My fondness for Warcraft 3 tower defense maps having long been established, I direct your attention to my latest obsession, DotA. It is more or less a new game, using Warcraft’s pieces. Waves of enemies appear automatically and crash against each other, while you are a hero who leads/supports your troops and fights your enemy counterparts. It is kind of like being Captain America in the World War II comic days.
It is a great LAN game, seating up to ten players (and not really coming into its own unless you have at least six). Each game takes about an hour, so you can try a few different teams, heroes, or strategies in a normal gaming binge. You can also download bots for solo play (or to fill empty seats), which feels preferable to braving the wilds of Battle.net. I am mostly interested in playing with friends, and I am using the bots map to help me see which heroes I enjoy.
There are about 80 heroes, so you could play for a long time just trying them out. If it takes a game to get the swing of a hero, another to see if you like it now that you understand it, and maybe a third if you liked that one, you could play for months just doing that. Your heroes include swordsmen and mages, a giant scorpion, Zeus, a druid who awakens trees to fight for him, suicidal goblins, invisible assassins, the skeleton of an elvish archer, a two-headed dragon, and Pudge the Butcher.

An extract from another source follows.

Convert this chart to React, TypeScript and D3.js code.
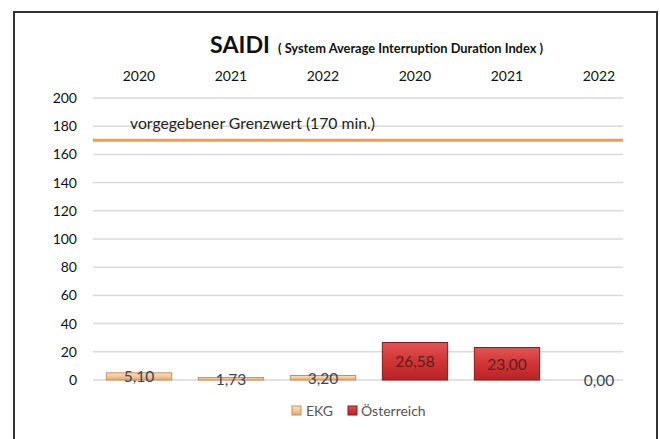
import React from 'react';
import * as d3 from 'd3';

const width = 660;
const height = 439;

// categories along x (year labels at the top)
const years = ['2020', '2021', '2022', '2020', '2021', '2022'];
// series
const ekg = [5.10, 1.73, 3.20, null, null, null];
const oesterreich = [null, null, null, 26.58, 23.00, 0.00];
const yTicks = [0, 20, 40, 60, 80, 100, 120, 140, 160, 180, 200];
const grenzwert = 170;

const font = 'Lato, "Open Sans", sans-serif';

const fmt = (v: number) => v.toFixed(2).replace('.', ',');

export default function App() {
    const plotLeft = 93;
    const plotRight = 623;

    const x = d3.scaleBand<number>()
        .domain(d3.range(years.length))
        .range([93, 645])
        .paddingInner(0.29)
        .paddingOuter(0.145);

    const y = d3.scaleLinear().domain([0, 200]).range([380, 98]);

    const bars: { i: number, v: number, s: string }[] = [];
    ekg.forEach((v, i) => { if (v !== null) bars.push({ i, v, s: 'ekg' }); });
    oesterreich.forEach((v, i) => { if (v !== null) bars.push({ i, v, s: 'at' }); });

    return (
        <svg width={width} height={height} style={{ position: 'absolute', left: 0, top: 0, fontFamily: font }}>
            <defs>
                <linearGradient id="gEkg" x1="0" y1="0" x2="0" y2="1">
                    <stop offset="0" stopColor="#fde0bf" />
                    <stop offset="0.5" stopColor="#f6c896" />
                    <stop offset="1" stopColor="#e2a874" />
                </linearGradient>
                <linearGradient id="gAt" x1="0" y1="0" x2="0" y2="1">
                    <stop offset="0" stopColor="#e25454" />
                    <stop offset="0.5" stopColor="#d23434" />
                    <stop offset="1" stopColor="#b82424" />
                </linearGradient>
            </defs>
            <rect x={0} y={0} width={width} height={height} fill="#fff" />
            <rect x={14} y={12} width={643} height={height} fill="none" stroke="#333" strokeWidth={2} />

            {/* title */}
            <text x={210} y={53} fontSize={23} fontWeight="bold" fill="#111" textLength={60} lengthAdjust="spacingAndGlyphs">SAIDI</text>
            <text x={278} y={53} fontSize={12.5} fontWeight="bold" fill="#111" textLength={265} lengthAdjust="spacingAndGlyphs">
                {'( System Average Interruption  Duration Index )'}
            </text>

            {/* year labels */}
            {years.map((yr, i) => (
                <text key={'yr' + i} x={x(i)! + x.bandwidth() / 2} y={81} fontSize={14}
                    textAnchor="middle" fill="#111">{yr}</text>
            ))}

            {/* grid */}
            {yTicks.map(t => (
                <g key={'t' + t}>
                    <line x1={plotLeft} x2={plotRight} y1={y(t)} y2={y(t)} stroke="#d9d9d9" strokeWidth={1.5} />
                    <text x={77} y={y(t) + 5} fontSize={14} textAnchor="end" fill="#111">{t}</text>
                </g>
            ))}

            {/* threshold line */}
            <line x1={plotLeft} x2={plotRight} y1={y(grenzwert)} y2={y(grenzwert)} stroke="#f39a4c" strokeWidth={3} />
            <text x={130} y={129} fontSize={15} fill="#222" textLength={245} lengthAdjust="spacingAndGlyphs">
                vorgegebener Grenzwert (170 min.)
            </text>

            {/* bars */}
            {bars.map(b => {
                const h = y(0) - y(b.v);
                if (h <= 0) return null;
                return (
                    <rect key={'b' + b.i} x={x(b.i)} y={y(b.v)} width={x.bandwidth()} height={h}
                        fill={b.s === 'ekg' ? 'url(#gEkg)' : 'url(#gAt)'}
                        stroke={b.s === 'ekg' ? '#c58f5e' : '#7f1a1a'} strokeWidth={1} />
                );
            })}
            {bars.map(b => (
                <text key={'l' + b.i} x={x(b.i)! + x.bandwidth() / 2} y={(y(0) + y(b.v)) / 2 + 6}
                    fontSize={15.5} textAnchor="middle"
                    fill={b.s === 'at' && b.v > 0 ? '#5a1e1e' : '#3b4657'}>{fmt(b.v)}</text>
            ))}

            {/* legend */}
            <rect x={292} y={406} width={9} height={9} fill="url(#gEkg)" stroke="#c58f5e" />
            <text x={306} y={416} fontSize={14} fill="#555">EKG</text>
            <rect x={348} y={406} width={9} height={9} fill="url(#gAt)" stroke="#7f1a1a" />
            <text x={361} y={416} fontSize={14} fill="#555">Österreich</text>
        </svg>
    );
}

The game rewards an odd playstyle called “last-hitting and denying.” You get gold only for deathblows, so the ideal is to follow your NPC troops and killsteal. If it looks like an opponent is going to get a deathblow on your NPC, kill your own troops. Early success is dangerous, because it brings you in range of enemy towers, so your early “lead and support” campaign involves delaying and murdering your NPC allies so that the fight happens closer to your own defenses. Perhaps not so much Captain America.